2009.04.15
日経流通新聞
「空港ロビーでスイーツ 羽田から「スター誕生」?」
羽田空港第一ターミナル出発ロビーに「羽田スタースイーツ」というプロジェクトが昨年十二月から始まり、話題になっている。通路上にモダンなブースを設置し、都会の旬な四店のスイーツブランドを導入、半年ごとに店を入れ替えていこうという新しい試みだ。
プロジェクト開始から既に四ヵ月が経過し、面白い売り上げ傾向が出ている。一つは「生」ほど客の人気が高いことだ。遠方まで飛行機で移動する旅客は持ち運びしやすい品を選びやすいというのが定説とされてきた。しかし、保存剤を入れた生ケーキやチョコレートやカップ入りゼリー菓子が飛ぶように売れている。
二つ目は「甘党男子」が潜在化していたこと。
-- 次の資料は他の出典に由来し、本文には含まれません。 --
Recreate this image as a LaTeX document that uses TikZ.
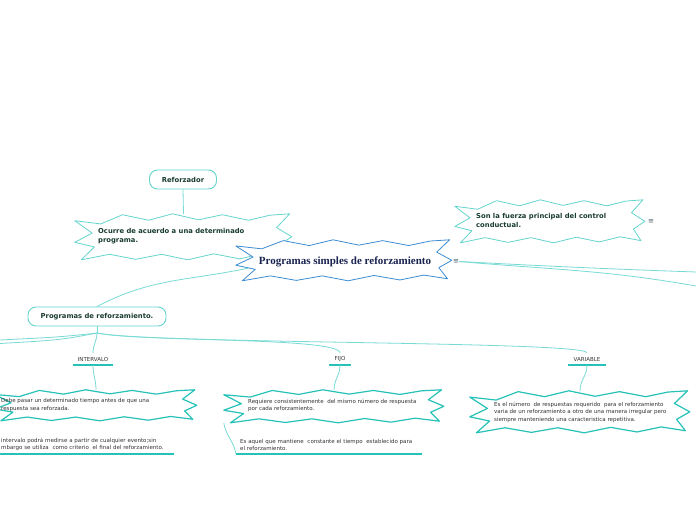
\documentclass[tikz,border=0pt]{standalone}
\usepackage{fontspec}
\setmainfont{DejaVu Sans}
\newfontfamily\tms{Liberation Serif}
\usetikzlibrary{calc}
\definecolor{tealL}{RGB}{100,212,206}
\definecolor{tealS}{RGB}{38,194,184}
\definecolor{connC}{RGB}{120,218,212}
\definecolor{blueS}{RGB}{60,140,210}
\definecolor{darkG}{RGB}{25,60,50}
\definecolor{navyT}{RGB}{25,35,80}
\definecolor{grayT}{RGB}{50,50,50}
\definecolor{menuC}{RGB}{70,90,100}
\newcommand\spiky[4]{%
 \begin{scope}[shift={(#1.north west)},xscale=#2,yscale=#3]
 \draw[#4] (0.0,0.15) -- (0.12,0.22) -- (0.22,0.02) -- (0.34,0.14) -- (0.45,0.0)
  -- (0.57,0.13) -- (0.68,0.02) -- (0.80,0.14) -- (0.90,0.03) -- (0.99,0.0)
  -- (0.93,0.30) -- (1.0,0.50) -- (0.94,0.68) -- (0.98,0.95) -- (0.87,0.86)
  -- (0.76,0.98) -- (0.64,0.87) -- (0.52,1.0) -- (0.40,0.88) -- (0.28,0.99)
  -- (0.16,0.88) -- (0.03,1.0) -- (0.09,0.72) -- (0.0,0.62) -- (0.08,0.42) -- cycle;
 \end{scope}}
\begin{document}
\begin{tikzpicture}[x=1pt,y=-1pt,
 conn/.style={draw=connC, line width=0.8pt},
 rbox/.style={draw=tealL, line width=0.9pt, rounded corners=8pt, fill=white, inner sep=0, font=\bfseries\fontsize{6.8}{8}\selectfont, text=darkG},
 sbox/.style={inner sep=0, draw=none},
 starL/.style={draw=tealL, line width=0.8pt, fill=white, line join=round},
 starS/.style={draw=tealS, line width=1.2pt, fill=white, line join=round},
 starB/.style={draw=blueS, line width=0.8pt, fill=white, line join=round},
 btxt/.style={font=\bfseries\fontsize{6.8}{9}\selectfont, text=darkG, align=left, inner sep=0, anchor=west},
 stxt/.style={font=\fontsize{5.5}{7.5}\selectfont, text=grayT, align=left, inner sep=0, anchor=west},
 lbl/.style={font=\fontsize{5.5}{6}\selectfont, text=grayT, minimum height=12pt, inner xsep=5pt, inner ysep=0},
 uline/.style={draw=tealS, line width=1.6pt},
 menu/.style={font=\fontsize{7}{8}\selectfont, text=menuC, inner sep=0}]
\useasboundingbox (0,0) rectangle (696,520);
% invisible boxes for the spiky shapes
\node[sbox, minimum width=217pt, minimum height=46pt] (ocurre) at (183.5,237) {};
\node[sbox, minimum width=216pt, minimum height=41pt] (main) at (344,260.5) {};
\node[sbox, minimum width=190pt, minimum height=43pt] (son) at (550,221.5) {};
\node[sbox, minimum width=202pt, minimum height=31pt] (sInt) at (96,405.5) {};
\node[sbox, minimum width=220pt, minimum height=33pt] (sFijo) at (334,406.5) {};
\node[sbox, minimum width=220pt, minimum height=42pt] (sVar) at (580,412) {};
% rounded boxes
\node[rbox, minimum width=67pt, minimum height=19pt] (ref) at (183,179.5) {Reforzador};
\node[rbox, minimum width=138pt, minimum height=19pt] (prog) at (97,316.5) {Programas de reforzamiento.};
% labels
\node[lbl] (intL) at (93,359) {INTERVALO};
\node[lbl] (fijoL) at (340,359) {FIJO};
\node[lbl] (varL) at (587,359) {VARIABLE};
\draw[uline] (intL.south west) -- (intL.south east);
\draw[uline] (fijoL.south west) -- (fijoL.south east);
\draw[uline] (varL.south west) -- (varL.south east);
% menu icons
\node[menu] (mainM) at (456,261.5) {≡};
\node[menu] (sonM) at (651,221.5) {≡};
% free ends
\coordinate (br) at (97,333);
\coordinate (L1) at (0,340);
\coordinate (L2) at (0,343.5);
\coordinate (R1) at (696,272);
\coordinate (R2) at (696,286);
\coordinate (mainL) at ($(main.south west)+(12,-13)$);
% child texts with underline
\node[stxt, anchor=south west, text width=172pt, inner xsep=1pt, inner ysep=3pt] (intC) at (0,454) {intervalo podrá medirse a partir de cualquier evento;sin\\mbargo se utiliza\ \ como criterio\ \ el final del reforzamiento.};
\node[stxt, anchor=south west, text width=178pt, inner xsep=4pt, inner ysep=3pt] (fijoC) at (236,454) {Es aquel que mantiene\ \ constante el tiempo\ \ establecido para\\el reforzamiento.};
\draw[uline] (intC.south west) -- (intC.south east);
\draw[uline] (fijoC.south west) -- (fijoC.south east);
% connectors
\draw[conn] (ref.south) -- (ocurre.north);
\draw[conn] (mainL) to[out=192,in=28] (prog.north);
\draw[conn] (mainM.east) to[out=-3,in=178] (R1);
\draw[conn] (mainM.east) to[out=-5,in=170] (R2);
\draw[conn] (prog.south) -- (br);
\draw[conn] (br) .. controls (60,337) .. (L1);
\draw[conn] (br) .. controls (60,340) .. (L2);
\draw[conn] (br) .. controls (97,341) and (93,344) .. (intL.north);
\draw[conn] (br) .. controls (140,342) and (338,337) .. (fijoL.north);
\draw[conn] (br) .. controls (150,344) and (585,341) .. (varL.north);
\draw[conn] (intL.south) to[out=-90,in=90] (sInt.north);
\draw[conn] (fijoL.south) to[out=-90,in=90] (sFijo.north);
\draw[conn] (varL.south) to[out=-90,in=90] (sVar.north);
\draw[conn] (sFijo.south west) to[out=-80,in=100] (fijoC.south west);
\draw[conn] (sInt.south west) to[out=-80,in=100] (intC.south west);
% spiky shapes
\spiky{son}{190}{43}{starL}
\spiky{ocurre}{217}{46}{starL}
\spiky{main}{216}{41}{starB}
\spiky{sInt}{202}{31}{starS}
\spiky{sFijo}{220}{33}{starS}
\spiky{sVar}{220}{42}{starS}
% texts
\node[btxt] (ocurreT) at (98,236.5) {Ocurre de acuerdo a una determinado\\programa.};
\node[btxt] (sonT) at (476,220.5) {Son la fuerza principal del control\\conductual.};
\node[font=\tms\bfseries\fontsize{11}{13}\selectfont, text=navyT, inner sep=0] (mainT) at (345,261.5) {Programas simples de reforzamiento};
\node[stxt] (intT) at (1,405) {Debe pasar un determinado tiempo antes de que una\\respuesta sea reforzada.};
\node[stxt] (fijoT) at (248,405.5) {Requiere consistentemente\ \ del mismo número de respuesta\\por cada reforzamiento.};
\node[stxt] (varT) at (494,412) {Es el número\ \ de respuestas requerido\ \ para el reforzamiento\\varia de un reforzamiento a otro de una manera irregular pero\\siempre manteniendo una caracteristica repetitiva.};
\end{tikzpicture}
\end{document}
スタースイーツは通路に面した店のため男性にとっても入店しやすい。訪問先や家族への手土産はもちろんのこと機内で食べるからという一個買いの男性需要も多い。多忙なビジネスマンにとってホワイトデーなどのイベント日には絶好の買い物の場になっている。
三つ目はブランドの宣伝効果が大きなこと。さすがに全国からの旅客が日に九万人利用する第一ターミナルだけに、今出店しているブランドでは、ネット販売や百貨店内店舗の売り上げアップという間接効果をもたらしている。空港というプレゼンテーションステージとしての強みを物語る話だ。
「羽田スタースイーツ」のロゴマークは小さな点から成る大きな星形。羽田から数々の旬なブランドが紹介され、やがて大きな星となる羽田の「スター誕生物語」が生まれることを期待したい。